Award-winning Yancy (philosophy, Emory Univ.; Backlash) presents this collection of interviews that are replete with ideas and insights about all that the pursuit of justice, equality, and peace entails. The author brings together leading intellectuals and philosophers—Noam Chomsky, Judith Butler, Cornel West, and Eric Foner, for example—to discuss the topic in raw, searing honesty.
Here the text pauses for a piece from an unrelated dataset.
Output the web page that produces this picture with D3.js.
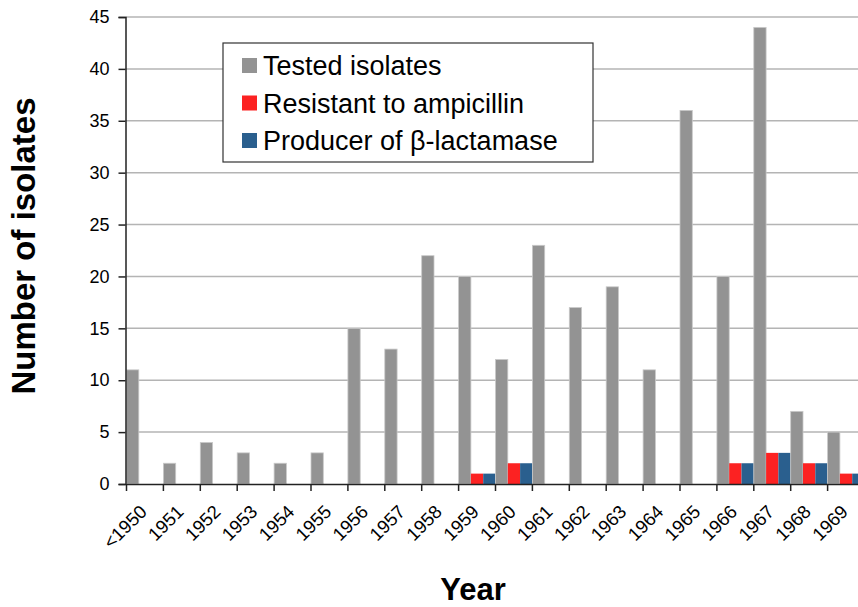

Author/scholar/activist Frank B. Wilderson III describes the impact of unrelenting oppression against Black people, and there are powerful chapters such as the one called, “To Be Black in the U.S. Is To Have a Knee Against Your Neck Every Day.” The book also includes observations by somewhat lesser-known people: author Chelsea Watego (Indigenous health, Queensland Univ. of Technology;
Another Day in the Colony); British-based political sociologist Akwugo Emejulu, and Brian Burkhart, former interim director of the Native Nations Center at the Univ. of Oklahoma, and more. Explicitly addressed is the preposterous suggestion that everyone just “move on” from thinking about racism. This book’s contributors say that the only way society can do that is if white people go through some type of kenosis about their prejudices and notions that people do not deserve the same rights.
VERDICT All readers stand to learn something from this compelling book.